Mer: EV transition is more stable than headlines suggest
Vehicle charging specialist Mer has said the electrification of fleets should remain a core part of organisational business plans, despite reported uncertainty around the shift to electric vehicles in the media.
“If you’ve spent time reading the news recently, you might believe that the era of vehicle and fleet electrification is on the rocks,” said Natasha Fry, head of sales at Mer Fleet Services.
“There’s shifting political rhetoric, and a constant stream of stories about incentives being scaled back. It has left many fleet managers wondering whether the rug is being pulled from under them. It isn’t. But understanding why requires separating two things that the media consistently conflates: policy and politics.”
She cites the example of the EU softening its zero-emission vehicles mandate for vans and cars, adjusting the 2035 zero-emission vehicle target from 100 per cent to 90 per cent.
“Although arguably a negative step, it’s not a massive upset. In practice, you can’t reach even a 90 per cent reduction in CO2 emissions across the fleet by 2035 without most vehicles being electric.
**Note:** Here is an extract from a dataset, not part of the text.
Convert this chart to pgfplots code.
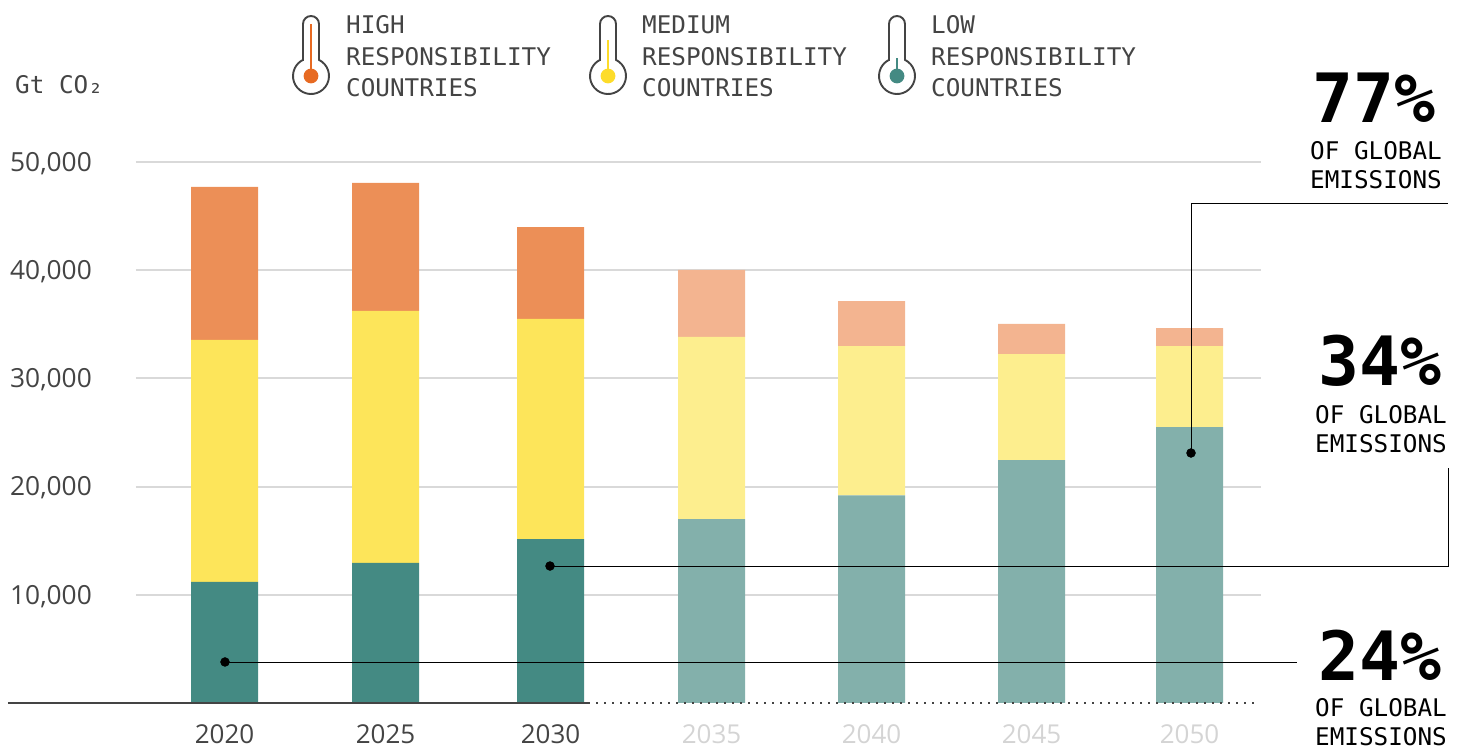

“Some reporting represented this as a political item – a failure, U-turn in decision-making and intention – generating media coverage far beyond what its actual impact deserved… But the reality is that this target changing doesn’t alter the fundamental direction of travel towards electrification.”
Natasha added: “Fleet managers who want to make decisions with confidence need a transition plan that extends to 2030 and beyond, and accounts for infrastructure lead times, brings the right internal stakeholders in early, and is grounded in real operational data about their current fleet…
“An EV fleet transition plan does not require immediate capital commitment though. It simply requires clarity about what the organisation’s current operation looks like, what any electric vehicles need to achieve to replace it, and what infrastructure investment will be needed at each stage of growth.
“Critically, vehicles and infrastructure need to be planned in tandem. Committing to a new fleet before the charging infrastructure is scoped is one of the most common and costly mistakes in the transition process.”